Yes plasma weapons don't make much sense in an hard scifi setting outside of sharped charges or stuff like directional nukes as stronger shaped charges.

https://www.quora.com/Can-a-metal-ever-run-out-of-electrons

Quote
Writes on the quest to find a theory of quantum gravityAuthor has 3.5K answers and 3M answer views6y
Originally Answered: Can a metal ever run out of valence electrons?

I recently went back over some of my archive of New Scientist magazines, and one article (03-Jan-1995, p23) gives one answer to *one* interpretation of your question. In this article, they describe the work of a set of researchers who built some equipment to strip all of the electrons from a uranium atom (all 92 of them). You can imagine that this might be fairly routine for hydrogen (1 electron) but more challenging as you progress down the period table towards uranium since, every time you remove an electron, the highly positively charged nucleus holds on to the remaining ones all the more tightly. They did, though, manage to remove all 92 electrons from a uranium nucleus, and to fire it at a metal target, with a view to developing the technique as a new way of writing very fine line-width CDs.

So, uranium can lose *all* of its electrons, not just the valence ones. As pointed out in another answer, it would cease to behave as a metal, but uranium is still defined as being a metallic element in the period table, so it returns to being a metal again as soon as it gets all its electrons back.

If significantly ionize a piece of metal, kicking out a lot of its free electrons (say, by inducing the electromotive force and/or mechanically kicking it), the ions (i.e. nuclei) stop being connected enough to prevent their electrostatic repulsion, and the metal piece bursts into dust.
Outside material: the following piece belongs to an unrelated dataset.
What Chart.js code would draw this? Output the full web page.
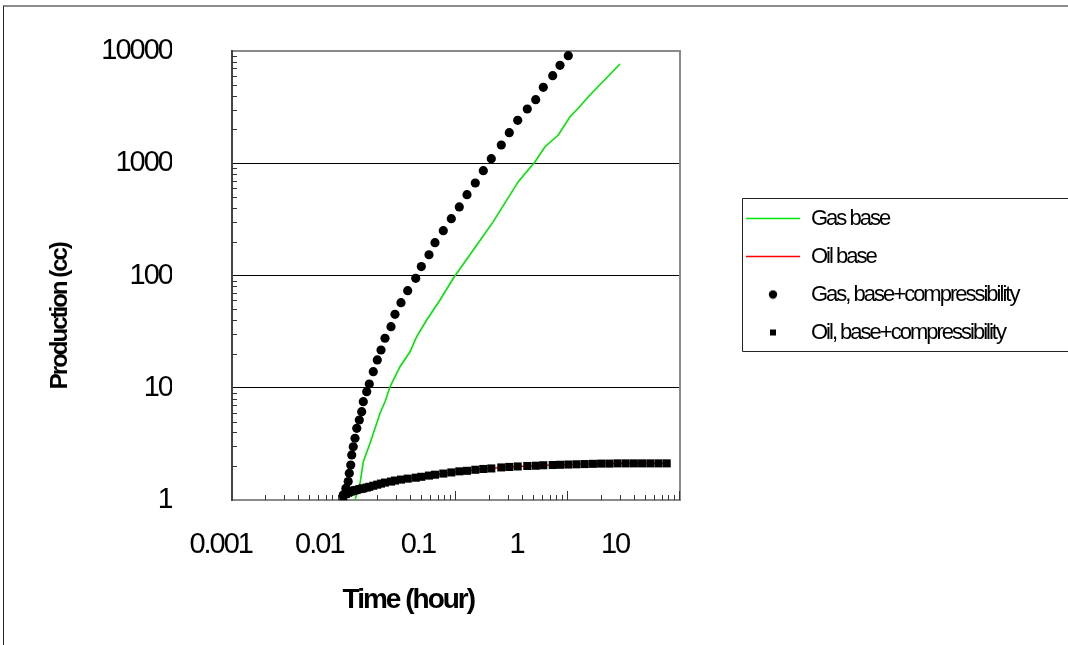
<!DOCTYPE html>
<html>
<head>
<meta charset="utf-8">
<script src="https://cdn.jsdelivr.net/npm/chart.js@4.4.1/dist/chart.umd.min.js"></script>
<style>
html,body{margin:0;padding:0;background:#fff;}
#wrap{position:relative;width:1068px;height:645px;overflow:hidden;}
#frame{position:absolute;left:3px;top:5px;width:1070px;height:650px;border-top:2px solid #8c8c8c;border-left:1px solid #222;pointer-events:none;}
canvas{position:absolute;left:0;top:0;}
</style>
</head>
<body>
<div id="wrap"><canvas id="c" width="1068" height="645" style="width:1068px;height:645px"></canvas><div id="frame"></div></div>
<script>
// ---------- data ----------
const markerTimes = [0.00986,0.0104,0.0109,0.01115,0.01148,0.01172,0.0121,0.01254,0.013,0.0137,
  0.01439,0.01487,0.01595,0.01682,0.01826,0.01983,0.0214,0.02323,0.02628,0.02852,
  0.03228,0.03705,0.0437,0.049,0.0574,0.0649,0.077,0.0908,0.107,0.1254,
  0.1487,0.1753,0.2066,0.2537,0.2991,0.3556,0.4331,0.5147,0.6018,0.7302,
  0.8484,1.006,1.191,1.41,1.669,1.975,2.337,2.766,3.275,3.876,
  4.588,5.43,6.428,7.607];
const gasCompValues = [1.11,1.27,1.46,1.73,2.05,2.52,2.98,3.55,4.35,5.16,
  6.12,7.51,9.22,10.8,13.9,17.7,21.7,27.6,35.0,45.1,
  57.3,73.2,94.4,120,153,196,251,321,408,525,
  667,858,1098,1454,1872,2413,3043,3682,4750,6025,
  7460,9080];
const oilCompValues = [1.08,1.13,1.16,1.18,1.19,1.20,1.21,1.22,1.23,1.25,
  1.26,1.27,1.29,1.31,1.34,1.37,1.40,1.43,1.46,1.49,
  1.52,1.55,1.58,1.61,1.65,1.68,1.72,1.76,1.80,1.82,
  1.86,1.89,1.91,1.95,1.97,1.99,2.01,2.02,2.04,2.05,
  2.06,2.07,2.08,2.09,2.10,2.11,2.11,2.12,2.12,2.12,
  2.12,2.12,2.12,2.12];
const gasBaseTimes = [0.01253,0.0139,0.01487,0.01707,0.01959,0.02096,0.02323,0.02575,0.03162,0.03883,
  0.04458,0.05475,0.0720,0.0946,0.1427,0.2153,0.3599,0.5075,0.6232,0.8192,
  1.042,1.236,1.518,2.912];
const gasBaseValues = [1.0,1.41,2.19,3.2,4.82,5.92,7.51,10.2,15.4,20.9,
  28.5,40.1,60.5,94.4,169,302,685,1032,1404,1785,
  2598,3087,3917,7660];
const oilBaseTimes = [0.0092,0.0099,0.0104,0.0115,0.0130,0.0149,0.0168,0.0198,0.0232,0.0285,
  0.0371,0.049,0.065,0.091,0.125,0.175,0.254,0.356,0.515,0.73,
  1.006,1.41,1.975,2.766,3.876,5.43,7.607];
const oilBaseValues = [1.0,1.08,1.13,1.2,1.23,1.27,1.31,1.37,1.43,1.49,
  1.55,1.61,1.68,1.76,1.82,1.89,1.95,1.99,2.02,2.05,
  2.07,2.09,2.11,2.12,2.12,2.12,2.12];
const seriesNames = ['Gas base','Oil base','Gas, base+compressibility','Oil, base+compressibility'];
const yTickValues = [1,10,100,1000,10000];
const xTickLabels = ['0.001','0.01','0.1','1','10'];
const xTitle = 'Time (hour)';
const yTitle = 'Production (cc)';

// ---------- styling / layout constants ----------
const FONT = "'Liberation Sans',Arial,sans-serif";
const LETTER_SPACING = '-2px';                        // the original uses a narrow face
const X_LABEL_MIN = -2.8854, X_LABEL_MAX = 1.6582;   // label band (decades), slightly compressed like the original
const X_TITLE_POS = -1.097;
const Y_TITLE_POS = 0.572;
const LEGEND_LEFT = 730;

const pts = (xs, ys) => ys.map((v, i) => ({x: xs[i], y: v}));

function markerCanvas(kind){
  const c = document.createElement('canvas');
  c.width = 10; c.height = 10;
  const g = c.getContext('2d');
  g.fillStyle = '#000';
  if (kind === 'circle'){ g.beginPath(); g.arc(5,5,4.2,0,Math.PI*2); g.fill(); }
  else { g.fillRect(2,2,6,6); }
  return c;
}
const legendImgs = [null, null, markerCanvas('circle'), markerCanvas('rect')];

const narrowText = {
  id: 'narrowText',
  beforeUpdate(chart){ chart.ctx.letterSpacing = LETTER_SPACING; },
  beforeDraw(chart){ chart.ctx.letterSpacing = LETTER_SPACING; }
};

const minorTicks = {
  id: 'minorTicks',
  beforeDatasetsDraw(chart){
    const {ctx} = chart; const x = chart.scales.x, y = chart.scales.y;
    ctx.save(); ctx.strokeStyle = '#333'; ctx.lineWidth = 1; ctx.beginPath();
    const ex0 = Math.round(Math.log10(x.min)), ex1 = Math.round(Math.log10(x.max));
    for (let e = ex0; e <= ex1; e++){
      const d = Math.pow(10, e);
      for (let m = 1; m <= 9; m++){
        if (e === ex0 && m === 1) continue;
        if (m * d > x.max * 1.0001) break;
        const px = Math.round(x.getPixelForValue(m * d)) - 0.5;
        const len = m === 1 ? 9 : 5;
        ctx.moveTo(px, y.bottom); ctx.lineTo(px, y.bottom - len);
      }
    }
    const ey0 = Math.round(Math.log10(y.min)), ey1 = Math.round(Math.log10(y.max));
    for (let e = ey0; e < ey1; e++){
      const d = Math.pow(10, e);
      for (let m = 2; m <= 9; m++){
        const py = Math.round(y.getPixelForValue(m * d)) + 0.5;
        ctx.moveTo(x.left, py); ctx.lineTo(x.left + 5, py);
      }
    }
    ctx.stroke(); ctx.restore();
  }
};

const legendFrame = {
  id: 'legendFrame',
  afterDraw(chart){
    const lg = chart.legend; if (!lg || !lg.legendHitBoxes || !lg.legendHitBoxes.length) return;
    const hb = lg.legendHitBoxes; const first = hb[0], last = hb[hb.length - 1];
    const x0 = Math.round(lg.left + 12) + 0.5;
    const y0 = Math.round(first.top - 10) + 0.5;
    const y1 = Math.round(last.top + last.height + 7) + 0.5;
    const x1 = chart.width;
    const ctx = chart.ctx;
    ctx.save(); ctx.strokeStyle = '#222'; ctx.lineWidth = 1;
    ctx.beginPath(); ctx.moveTo(x1, y0); ctx.lineTo(x0, y0); ctx.lineTo(x0, y1); ctx.lineTo(x1, y1); ctx.stroke();
    ctx.restore();
  }
};

const chart = new Chart(document.getElementById('c'), {
  type: 'scatter',
  data: {
    datasets: [
      {label: seriesNames[0], type: 'line', xAxisID: 'x', yAxisID: 'y', data: pts(gasBaseTimes, gasBaseValues), borderColor: '#00e600', backgroundColor: '#00e600', borderWidth: 1.6, pointRadius: 0, tension: 0, order: 1},
      {label: seriesNames[1], type: 'line', xAxisID: 'x', yAxisID: 'y', data: pts(oilBaseTimes, oilBaseValues), borderColor: '#ff0000', backgroundColor: '#ff0000', borderWidth: 1.6, pointRadius: 0, tension: 0, order: 1},
      {label: seriesNames[2], xAxisID: 'x', yAxisID: 'y', data: pts(markerTimes, gasCompValues), showLine: false, pointStyle: 'circle', pointRadius: 4.6, backgroundColor: '#000', borderColor: '#000', borderWidth: 0, order: 0, clip: false},
      {label: seriesNames[3], xAxisID: 'x', yAxisID: 'y', data: pts(markerTimes, oilCompValues), showLine: false, pointStyle: 'rect', pointRadius: 5.7, backgroundColor: '#000', borderColor: '#000', borderWidth: 0, order: 0, clip: false}
    ]
  },
  options: {
    responsive: false, animation: false, devicePixelRatio: 1,
    layout: {padding: {left: 0, right: 0, top: 0, bottom: 0}},
    plugins: {
      tooltip: {enabled: false},
      legend: {
        position: 'right', align: 'center', fullSize: false, maxWidth: 500,
        labels: {
          usePointStyle: true, pointStyleWidth: 54, padding: 16, color: '#000',
          font: {family: FONT, size: 22},
          generateLabels(ch){
            return ch.data.datasets.map((ds, i) => ({
              text: ds.label, datasetIndex: i, hidden: false, fontColor: '#000',
              fillStyle: ds.borderColor, strokeStyle: ds.borderColor,
              lineWidth: legendImgs[i] ? 0 : 1.6,
              pointStyle: legendImgs[i] || 'line'
            }));
          }
        }
      }
    },
    scales: {
      x: {
        type: 'logarithmic', position: 'bottom', min: 0.001, max: 10,
        ticks: {display: false}, grid: {display: false, drawTicks: false},
        border: {display: true, color: '#8a8a8a', width: 2},
        afterFit(s){ s.height = 0; }
      },
      xl: {
        type: 'linear', position: 'bottom', min: X_LABEL_MIN, max: X_LABEL_MAX,
        afterBuildTicks(s){ s.ticks = xTickLabels.map(l => ({value: Math.log10(parseFloat(l))})); },
        ticks: {autoSkip: false, maxRotation: 0, minRotation: 0, padding: 28, color: '#000',
          font: {family: FONT, size: 29}, callback: (v, i) => xTickLabels[i]},
        grid: {display: false, drawTicks: false}, border: {display: false},
        afterFit(s){ s.height = 62; }
      },
      xt: {
        type: 'linear', position: 'bottom', min: X_LABEL_MIN, max: X_LABEL_MAX,
        afterBuildTicks(s){ s.ticks = [{value: X_TITLE_POS}]; },
        ticks: {autoSkip: false, maxRotation: 0, minRotation: 0, padding: 21, color: '#000',
          font: {family: FONT, size: 28, weight: 'bold'}, callback: () => xTitle},
        grid: {display: false, drawTicks: false}, border: {display: false},
        afterFit(s){ s.height = 83; }
      },
      xtop: {
        type: 'linear', position: 'top', min: 0, max: 1,
        ticks: {display: false}, grid: {display: false, drawTicks: false},
        border: {display: true, color: '#8a8a8a', width: 2},
        afterFit(s){ s.height = 51; }
      },
      yb: {
        type: 'linear', position: 'left', min: 0, max: 1,
        ticks: {display: false}, grid: {display: false, drawTicks: false},
        border: {display: true, color: '#444', width: 2},
        afterFit(s){ s.width = 60; }
      },
      y: {
        type: 'logarithmic', position: 'left', min: 1, max: 10000,
        afterBuildTicks(s){ s.ticks = yTickValues.map(v => ({value: v})); },
        ticks: {autoSkip: false, padding: 0, color: '#000', crossAlign: 'near',
          font: {family: FONT, size: 29}, callback: v => String(v)},
        grid: {display: true, drawTicks: false, lineWidth: 1,
          color: c => (c.tick && (c.tick.value === 1 || c.tick.value === 10000)) ? 'rgba(0,0,0,0)' : '#000'},
        border: {display: false},
        afterFit(s){ s.width = 92; }
      },
      yt: {
        type: 'linear', position: 'left', min: 0, max: 1,
        afterBuildTicks(s){ s.ticks = [{value: Y_TITLE_POS}]; },
        ticks: {autoSkip: false, minRotation: 90, maxRotation: 90, padding: 20, color: '#000', crossAlign: 'near',
          font: {family: FONT, size: 24, weight: 'bold'}, callback: () => yTitle},
        grid: {display: false, drawTicks: false}, border: {display: false},
        afterFit(s){ s.width = 80; }
      },
      yr: {
        type: 'linear', position: 'right', min: 0, max: 1,
        ticks: {display: false}, grid: {display: false, drawTicks: false},
        border: {display: true, color: '#8a8a8a', width: 2},
        afterFit(s){ s.width = 50; }
      }
    }
  },
  plugins: [narrowText, minorTicks, legendFrame]
});
// place the legend where the original has it
chart.options.layout.padding.right = Math.max(0, chart.width - LEGEND_LEFT - chart.legend.width);
chart.update();
</script>
</body>
</html>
I've read similar pop-science article in Russian (rightfully criticized for the absurdly erroneous conclusion about the positive energetic balance), but the experiments themselves were correct, and the results table was clear.

The authors state that this mechanism explains, why do the > 2km/s meteoroids leave no debris. Plasma + hit ionizes them and makes to turn into dust cloud. An electric current (i.e. directed electrons motion) is the key, and the kick assists.

Also (not from that article), there was another illustrative case of huge steel structures unexplainably turning into dust clouds, while the attached insulated aluminium stayed solid, but why dig so deep.

So, a plasma jet has its destructive potential.